*Records for the exercise*.
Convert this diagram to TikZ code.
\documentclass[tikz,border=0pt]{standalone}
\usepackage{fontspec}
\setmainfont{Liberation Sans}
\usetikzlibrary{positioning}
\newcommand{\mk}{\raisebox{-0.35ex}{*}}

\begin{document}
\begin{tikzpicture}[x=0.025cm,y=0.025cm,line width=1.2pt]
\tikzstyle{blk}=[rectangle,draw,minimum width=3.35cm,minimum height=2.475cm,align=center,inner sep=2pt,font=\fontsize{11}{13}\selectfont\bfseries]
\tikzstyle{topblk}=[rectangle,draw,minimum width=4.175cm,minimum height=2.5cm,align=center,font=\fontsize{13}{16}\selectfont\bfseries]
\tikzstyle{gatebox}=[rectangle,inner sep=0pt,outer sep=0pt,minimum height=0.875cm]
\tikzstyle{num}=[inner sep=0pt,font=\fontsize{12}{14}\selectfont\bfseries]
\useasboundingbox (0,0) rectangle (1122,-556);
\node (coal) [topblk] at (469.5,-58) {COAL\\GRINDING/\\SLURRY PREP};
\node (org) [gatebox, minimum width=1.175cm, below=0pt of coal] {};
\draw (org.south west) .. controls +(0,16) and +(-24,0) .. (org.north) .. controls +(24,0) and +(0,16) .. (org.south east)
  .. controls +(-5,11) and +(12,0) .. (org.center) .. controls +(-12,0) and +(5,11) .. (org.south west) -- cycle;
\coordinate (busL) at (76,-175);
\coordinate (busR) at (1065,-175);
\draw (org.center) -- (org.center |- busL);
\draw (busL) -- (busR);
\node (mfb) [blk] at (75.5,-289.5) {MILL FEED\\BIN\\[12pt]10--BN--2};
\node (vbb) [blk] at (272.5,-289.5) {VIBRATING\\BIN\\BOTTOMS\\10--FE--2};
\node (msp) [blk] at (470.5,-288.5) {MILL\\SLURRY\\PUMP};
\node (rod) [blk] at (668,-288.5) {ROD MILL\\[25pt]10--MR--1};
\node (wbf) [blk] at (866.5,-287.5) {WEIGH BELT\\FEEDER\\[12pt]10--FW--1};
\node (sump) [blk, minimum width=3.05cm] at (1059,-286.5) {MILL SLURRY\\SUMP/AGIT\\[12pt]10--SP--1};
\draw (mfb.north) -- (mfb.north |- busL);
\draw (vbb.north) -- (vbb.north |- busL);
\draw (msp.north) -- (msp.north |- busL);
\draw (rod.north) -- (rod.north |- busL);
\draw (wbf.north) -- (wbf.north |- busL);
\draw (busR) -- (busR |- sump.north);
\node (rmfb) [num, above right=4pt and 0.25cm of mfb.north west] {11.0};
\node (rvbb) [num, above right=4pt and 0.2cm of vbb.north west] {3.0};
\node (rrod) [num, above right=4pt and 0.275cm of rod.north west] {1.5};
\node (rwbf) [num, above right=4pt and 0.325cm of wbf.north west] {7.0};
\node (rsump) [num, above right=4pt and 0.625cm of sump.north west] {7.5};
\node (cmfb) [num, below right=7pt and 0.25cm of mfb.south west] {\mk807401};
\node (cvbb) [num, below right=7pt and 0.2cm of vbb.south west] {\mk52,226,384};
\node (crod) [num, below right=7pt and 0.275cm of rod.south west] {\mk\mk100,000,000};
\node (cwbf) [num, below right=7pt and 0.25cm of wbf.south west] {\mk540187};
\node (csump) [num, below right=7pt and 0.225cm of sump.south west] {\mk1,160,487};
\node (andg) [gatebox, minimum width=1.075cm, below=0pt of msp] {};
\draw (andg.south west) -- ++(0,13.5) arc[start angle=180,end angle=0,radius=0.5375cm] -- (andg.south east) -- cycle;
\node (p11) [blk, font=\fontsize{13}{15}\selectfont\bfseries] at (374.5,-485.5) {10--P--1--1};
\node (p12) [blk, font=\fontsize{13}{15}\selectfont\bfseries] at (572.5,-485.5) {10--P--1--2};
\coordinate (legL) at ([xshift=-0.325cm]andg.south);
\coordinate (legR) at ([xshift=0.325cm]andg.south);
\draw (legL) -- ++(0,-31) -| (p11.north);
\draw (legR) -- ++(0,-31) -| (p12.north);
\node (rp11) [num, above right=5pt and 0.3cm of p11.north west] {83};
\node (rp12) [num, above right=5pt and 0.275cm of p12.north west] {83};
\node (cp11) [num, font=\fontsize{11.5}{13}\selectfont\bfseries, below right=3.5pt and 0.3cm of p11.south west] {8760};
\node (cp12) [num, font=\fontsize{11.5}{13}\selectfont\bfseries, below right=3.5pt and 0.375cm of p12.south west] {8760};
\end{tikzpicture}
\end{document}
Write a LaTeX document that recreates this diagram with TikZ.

*What is needed*.
Search the entries for the word "this", then list each line that holds it.

*Output of the exercise*.
Convert this diagram to TikZ code.
Write a LaTeX document that recreates this diagram with TikZ.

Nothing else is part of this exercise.